The high court extended its earlier stay of a Fifth Circuit Court of Appeals ruling that had required in-person doctor’s appointments expressly in Louisiana and Texas – but effectively nationwide – for mifepristone prescriptions.

The Southern Baptist Ethics & Religious Liberty Commission, which has advocated extensively for protections of unborn life, expressed sadness upon the high court’s announcement Thursday evening.

“We are heartbroken by the immediate ramifications of this decision, which will result in direct harm to women and countless preborn lives lost nationwide,” the ERLC said in response to the ruling. “In Louisiana alone, the state estimates 1,000 preborn lives are lost each month to these pills. In the U.S., 1 in 10 women taking mifepristone each year experience serious, often life-threatening, adverse complications, harming women at a rate of over 22 times the reported rate for mifepristone.”

Medication abortion is the most prevalent mode of ending unborn life in the nation since the high court overturned Roe v. Wade.

“This unfortunate decision means that while legal proceedings are underway in the Fifth Circuit, the lower court’s decision does not hold,” ERLC lamented. “Abortion drug providers can continue sending mifepristone into pro-life states, defying the laws of those states, circumventing an in-person consultation with a provider, and putting thousands of women and babies at risk.”

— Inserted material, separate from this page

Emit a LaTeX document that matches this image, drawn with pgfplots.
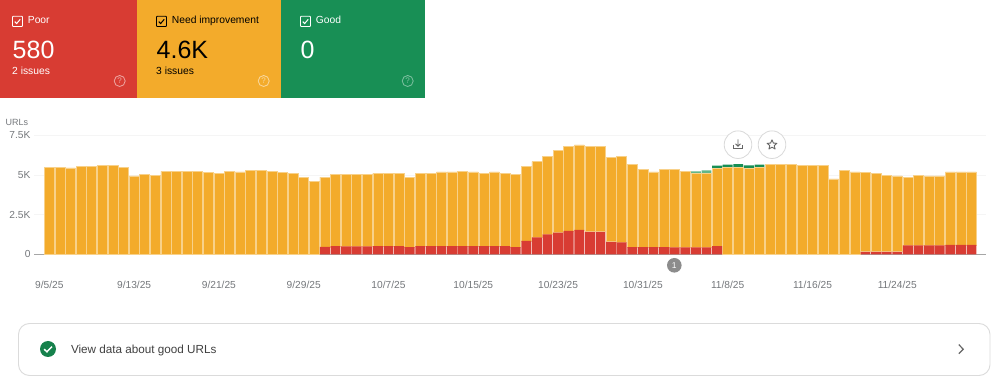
\documentclass[border=0pt]{standalone}
\usepackage{pgfplots}
\usepackage{pgfplotstable}
\pgfplotsset{compat=1.18}
\usepackage{fontspec}
\setmainfont{Liberation Sans}
\definecolor{cred}{HTML}{D83C33}
\definecolor{cora}{HTML}{F3AB2B}
\definecolor{cgrn}{HTML}{188F55}
\definecolor{cpale}{HTML}{62B688}
\definecolor{txt}{HTML}{75787C}
\pgfplotstableread{
i r o p g
1 0 5480 0 0
2 0 5480 0 0
3 0 5440 0 0
4 0 5520 0 0
5 0 5520 0 0
6 0 5590 0 0
7 0 5610 0 0
8 0 5480 0 0
9 0 4940 0 0
10 0 5020 0 0
11 0 4980 0 0
12 0 5230 0 0
13 0 5230 0 0
14 0 5230 0 0
15 0 5230 0 0
16 0 5150 0 0
17 0 5100 0 0
18 0 5230 0 0
19 0 5190 0 0
20 0 5270 0 0
21 0 5290 0 0
22 0 5230 0 0
23 0 5150 0 0
24 0 5100 0 0
25 0 4870 0 0
26 0 4600 0 0
27 470 4400 0 0
28 510 4530 0 0
29 500 4540 0 0
30 500 4540 0 0
31 500 4540 0 0
32 510 4610 0 0
33 510 4610 0 0
34 510 4610 0 0
35 450 4420 0 0
36 510 4610 0 0
37 510 4610 0 0
38 510 4680 0 0
39 510 4680 0 0
40 510 4720 0 0
41 510 4680 0 0
42 510 4610 0 0
43 510 4680 0 0
44 510 4610 0 0
45 450 4590 0 0
46 850 4670 0 0
47 1060 4780 0 0
48 1250 4920 0 0
49 1360 5170 0 0
50 1480 5300 0 0
51 1540 5350 0 0
52 1420 5360 0 0
53 1420 5380 0 0
54 790 5320 0 0
55 750 5420 0 0
56 450 5220 0 0
57 450 4880 0 0
58 450 4740 0 0
59 450 4880 0 0
60 440 4890 0 0
61 440 4790 0 0
62 440 4640 150 0
63 440 4660 190 0
64 510 4910 0 170
65 0 5460 0 190
66 0 5500 0 190
67 0 5420 0 190
68 0 5460 0 190
69 0 5690 0 0
70 0 5690 0 0
71 0 5690 0 0
72 0 5610 0 0
73 0 5610 0 0
74 0 5610 0 0
75 0 4750 0 0
76 0 5290 0 0
77 0 5190 0 0
78 160 4990 0 0
79 160 4940 0 0
80 160 4820 0 0
81 160 4780 0 0
82 560 4310 0 0
83 560 4420 0 0
84 560 4380 0 0
85 560 4380 0 0
86 590 4600 0 0
87 590 4600 0 0
88 590 4600 0 0
}\datatable
\begin{document}
\begin{tikzpicture}
\path[use as bounding box,fill=white] (0pt,0pt) rectangle (995pt,382pt);
\begin{axis}[
  at={(34pt,127.7pt)},anchor=south west,
  scale only axis,width=952pt,height=119pt,
  xmin=-0.443,xmax=89.37,ymin=0,ymax=7500,
  ybar stacked,bar width=9.9pt,
  axis x line*=bottom,axis y line*=left,
  y axis line style={draw=none},
  x axis line style={-,draw=black!35,line width=0.8pt},
  major tick length=0pt,
  ytick={0,2500,5000,7500},yticklabels={0,2.5K,5K,7.5K},
  xtick={1,9,17,25,33,41,49,57,65,73,81},
  xticklabels={9/5/25,9/13/25,9/21/25,9/29/25,10/7/25,10/15/25,10/23/25,10/31/25,11/8/25,11/16/25,11/24/25},
  ymajorgrids,grid style={draw=black!4,line width=0.8pt},
  tick label style={text=txt,font=\fontsize{10.2}{12}\selectfont},
  xtick pos=bottom,
  x tick label style={yshift=-23pt},
  clip=false,
]
\addplot+[fill=cred,draw=none] table[x=i,y=r] {\datatable};
\addplot+[fill=cora,draw=cora!55!white,line width=0.55pt] table[x=i,y=o] {\datatable};
\addplot+[fill=cpale,draw=none] table[x=i,y=p] {\datatable};
\addplot+[fill=cgrn,draw=none] table[x=i,y=g] {\datatable};
\end{axis}
\begin{scope}[x=1pt,y=-1pt,yshift=382pt]
% summary cards
\fill[cred] (0,0) rectangle (137,98);
\fill[cora] (137,0) rectangle (281,98);
\fill[cgrn] (281,0) rectangle (425,98);
\newcommand{\card}[6]{% x, textcolor, label, number, issues, helpopacity
  \draw[#2,line width=0.9pt,rounded corners=0.8pt] (#1+12.5,16.3) rectangle (#1+22.5,26.5);
  \draw[#2,line width=1pt] (#1+14.7,21.6) -- (#1+16.6,23.6) -- (#1+20.2,19.4);
  \node[anchor=base west,inner sep=0,text=#2,font=\fontsize{10.3}{12}\selectfont] at (#1+27.7,24) {#3};
  \node[anchor=base west,inner sep=0,text=#2,font=\fontsize{25}{30}\selectfont] at (#1+12.5,58.2) {#4};
  \node[anchor=base west,inner sep=0,text=#2,font=\fontsize{10.3}{12}\selectfont] at (#1+12,75) {#5};
  \draw[white,opacity=#6,line width=0.8pt] (#1+119.7,81) circle (5.5);
  \node[text=white,opacity=#6,inner sep=0,font=\fontsize{8}{10}\selectfont] at (#1+119.7,81) {?};
}
\card{0}{white}{Poor}{580}{2 issues}{0.55}
\card{144}{black}{Need improvement}{4.6K}{3 issues}{0.55}
\card{288}{white}{Good}{0}{}{0.45}
\node[anchor=base west,inner sep=0,text=txt,font=\fontsize{9}{11}\selectfont] at (5.5,125.7) {URLs};
% annotation marker
\fill[black!45] (674.3,265.3) circle (7.3);
\node[text=white,inner sep=0,font=\fontsize{8.5}{10}\selectfont] at (674.3,265.3) {1};
% buttons
\draw[black!15,fill=white,line width=0.8pt] (738,144.7) circle (13.8);
\draw[black!15,fill=white,line width=0.8pt] (772,144.7) circle (13.8);
\draw[black!60,line width=0.9pt] (733.5,145) -- (733.5,148.5) -- (742.5,148.5) -- (742.5,145);
\draw[black!60,line width=0.9pt] (738,139.5) -- (738,146) (735.5,143.8) -- (738,146.2) -- (740.5,143.8);
\draw[black!60,line width=0.9pt,line join=round] (772,139.8) -- (773.4,143.1) -- (776.9,143.3) -- (774.2,145.6) -- (775.1,149) -- (772,147.2) -- (768.9,149) -- (769.8,145.6) -- (767.1,143.3) -- (770.6,143.1) -- cycle;
% bottom card
\draw[black!14,line width=0.9pt,rounded corners=11pt] (18.5,323.5) rectangle (990,375.5);
\fill[black!10!cgrn] (48,349) circle (8);
\draw[white,line width=1.5pt] (44.2,349.2) -- (46.9,351.8) -- (52,346.6);
\node[anchor=base west,inner sep=0,text=black!75,font=\fontsize{11.7}{14}\selectfont] at (70.8,353.2) {View data about good URLs};
\draw[black!60,line width=1.2pt] (958.8,344.6) -- (963.2,349.2) -- (958.8,353.8);
\end{scope}
\end{tikzpicture}
\end{document}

Associate justices Samuel Alito and Clarence Thomas dissented in the ruling issued at the close of the court’s day without explanation, granting the request from drug manufacturers who challenged the Fifth Circuit ruling.

“The May 1, 2026 order of the United States Court of Appeals for the Fifth Circuit, case No. 26–30203, is stayed pending disposition of the appeal in the United States Court of Appeals for the Fifth Circuit and disposition of a petition for a writ of certiorari, if such a writ is timely sought,” the high court wrote. “Should certiorari be denied, this stay shall terminate automatically. In the event certiorari is granted, the stay shall terminate upon the sending down of the judgment of this Court.”

In his dissent, Alito said the stay undermines states’ rights to protect unborn life.

“The Court’s unreasoned order granting stays in this case is remarkable. What is at stake is the perpetration of a scheme to undermine our decision in Dobbs v. Jackson Women’s Health Organization, 597 U. S. 215 (2022), which restored the right of each State to decide how to regulate abortions within its borders,” Alito wrote. “Some States responded to Dobbs by making it even easier to obtain an abortion than it was before, and that is their prerogative. Other States, including Louisiana, made abortion illegal except in narrow circumstances. … But Louisiana’s efforts have been thwarted by certain medical providers, private organizations, and States that abhor laws like Louisiana’s and seek to undermine their enforcement.”

Louisiana and Texas are among 17 states where abortion is illegal in most circumstances. In the case at hand, the states are challenging the 2023 loosened guidelines for mifepristone prescriptions that allow virtual office visits and mail order delivery. In states where unborn life is protected, telehealth provision for abortion pills increased from 74,000 in 2024 to 91,000 in 2025, the Guttmacher Institute said in an annual report.

Among states continuing to curtail mifepristone use, Oklahoma Gov. Kevin Stitt signed a bill May 7th making it a felony to provide abortion pills without a prescription, carrying 10-year prison terms and fines of up to $100,000, according to House Bill 1168. The new law, set to take effect in mid-August, does not restrict pharmacists, drug manufacturers, or legal distributors from dispensing the pills for lawful medical purposes.